Paredes () is a city and a municipality in Porto District, in northern Portugal. The population in 2011 was 86,854, in an area of 156.76 km².

Currently, Paredes Municipality contains four cities: Paredes, Rebordosa, São Salvador de Lordelo and Gandra, being the Portuguese municipality with the most cities.

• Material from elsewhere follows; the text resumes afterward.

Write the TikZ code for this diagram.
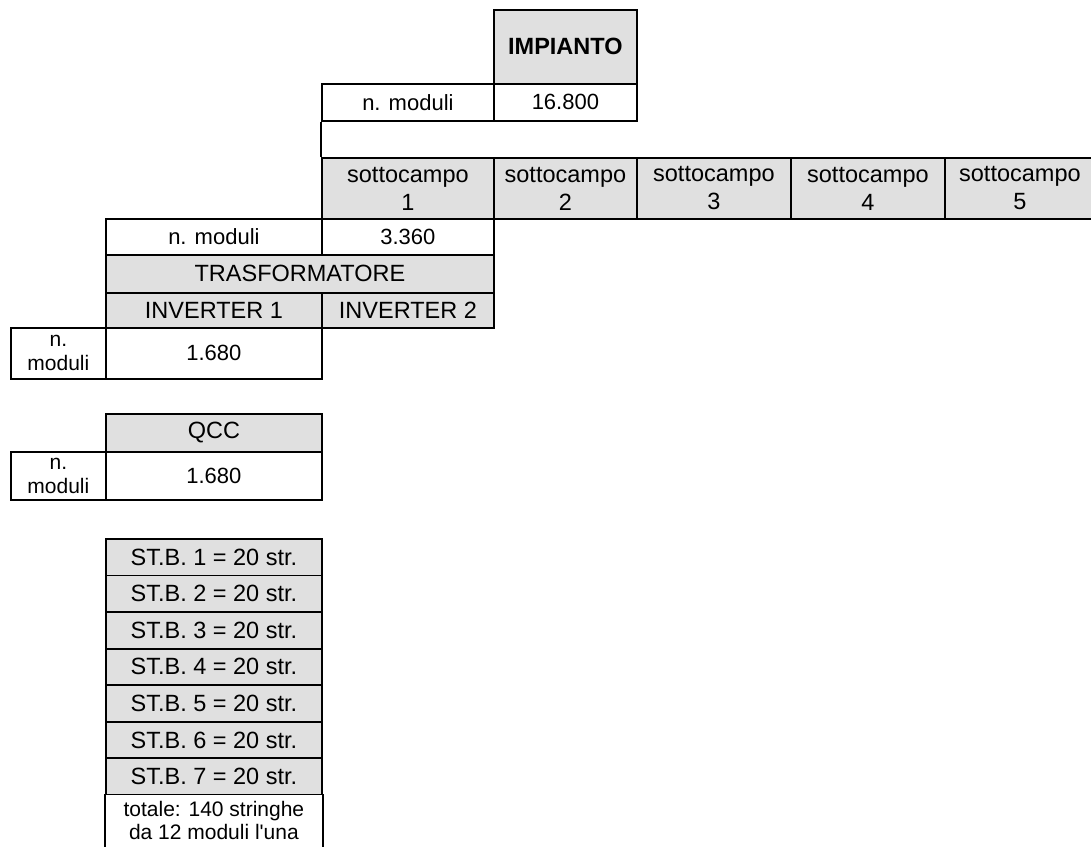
\documentclass[tikz,border=0pt]{standalone}
\usepackage{fontspec}
\setmainfont{Liberation Sans}[Ligatures=TeXOff]
\definecolor{cellgray}{RGB}{224,224,224}
\begin{document}
\begin{tikzpicture}[x=1pt,y=-1pt,
  cell/.style={draw=black, line width=1.8pt, inner sep=0pt, anchor=north west, align=center},
  hdr/.style={cell, fill=cellgray, font=\fontsize{23.5}{28}\selectfont},
  val/.style={cell, fill=white, font=\fontsize{22}{26}\selectfont},
  small/.style={font=\fontsize{21}{24}\selectfont},
  tiny/.style={font=\fontsize{21}{23}\selectfont},
  border/.style={line width=1.8pt, draw=black}
]
\useasboundingbox (0,0) rectangle (1091,846);

% IMPIANTO block
\node[hdr, minimum width=143pt, minimum height=74pt] (imp) at (493,9) {\textbf{IMPIANTO}};
\node[val, minimum width=172pt, minimum height=37pt] (nm0) at (321,83) {n. moduli};
\node[val, minimum width=143pt, minimum height=37pt] (v0) at (493,83) {16.800};

% sottocampi
\node[hdr, minimum width=172pt, minimum height=61pt] (sc1) at (321,157) {sottocampo\\1};
\node[hdr, minimum width=143pt, minimum height=61pt] (sc2) at (493,157) {sottocampo\\2};
\node[hdr, minimum width=154pt, minimum height=61pt] (sc3) at (636,157) {sottocampo\\3};
\node[hdr, minimum width=154pt, minimum height=61pt] (sc4) at (790,157) {sottocampo\\4};
\node[hdr, minimum width=150pt, minimum height=61pt] (sc5) at (944,157) {sottocampo\\5};
\draw[border] (nm0.south west) -- (sc1.north west);

% sottocampo 1 detail
\node[val, minimum width=216pt, minimum height=36pt] (nm1) at (105,218) {n. moduli};
\node[val, minimum width=172pt, minimum height=36pt] (v1) at (321,218) {3.360};
\node[hdr, minimum width=388pt, minimum height=38pt] (tr) at (105,254) {TRASFORMATORE};
\node[hdr, minimum width=216pt, minimum height=35pt] (inv1) at (105,292) {INVERTER 1};
\node[hdr, minimum width=172pt, minimum height=35pt] (inv2) at (321,292) {INVERTER 2};
\node[val, small, minimum width=95pt, minimum height=51pt] (nm2) at (10,327) {n.\\moduli};
\node[val, minimum width=216pt, minimum height=51pt] (v2) at (105,327) {1.680};

% QCC
\node[hdr, minimum width=216pt, minimum height=38pt] (qcc) at (105,413) {QCC};
\node[val, small, minimum width=95pt, minimum height=48pt] (nm3) at (10,451) {n.\\moduli};
\node[val, minimum width=216pt, minimum height=48pt] (v3) at (105,451) {1.680};

% string boxes
\foreach \i in {1,...,7}{
  \node[hdr, minimum width=216pt, minimum height=36.57pt] (stb\i) at (105,{538+36.57*(\i-1)}) {ST.B. \i\ = 20 str.};
}
\node[val, tiny, draw=none, minimum width=216pt, minimum height=52pt] (tot) at (105,794) {totale: 140 stringhe\\da 12 moduli l'una};
\draw[border] (tot.north west) -- (tot.south west);
\draw[border] (tot.north east) -- (tot.south east);
\end{tikzpicture}
\end{document}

Paredes has a total of 18 parishes. The municipality is bordered on the north by the municipality of Paços de Ferreira, to the east by Lousada and Penafiel, to the southwest by Gondomar and to the west by Valongo. The municipality was created in 1836.

Demographics

Parishes
Administratively, the municipality is divided into 18 civil parishes (freguesias):

 Aguiar de Sousa
 Astromil
 Baltar
 Beire
 Cete
 Cristelo
 Duas Igrejas
 Gandra
 Lordelo
 Louredo
 Parada de Todeia
 Paredes
 Rebordosa
 Recarei
 Sobreira
 Sobrosa
 Vandoma
 Vilela

Notable people

Sport 

 António Araújo (1923–2001) a former footballer with 151 club caps and 9 for Portugal 
 Maria Helena Cunha (born 1943) a Portuguese gymnast, competed in 5 events at the 1960 Summer Olympics
 Jaime Pacheco (born 1958) a former footballer with 305 club caps and 25 for Portugal
 Rui Barros (born 1965) a Portuguese former footballer with 409 club caps and 36 for Portugal
 Adalberto Ribeiro (born 1969), known as Adalberto, a retired footballer with 380 club caps
 Ângelo Varela (born 1980) a Portuguese former footballer with over 480 club caps
 Mário Sérgio (born 1981) a Portuguese former footballer with over 450 club caps
 Pedro Ribeiro (born 1983) a Portuguese former footballer with 387 club caps
 Hélder Barbosa (born 1987) a Portuguese footballer with over 330 club caps and 1 for Portugal
 Fábio Pacheco (born 1988) a Portuguese footballer with over 300 club caps.
 Vasco Rocha (born 1989) a Portuguese footballer with over 350 club caps.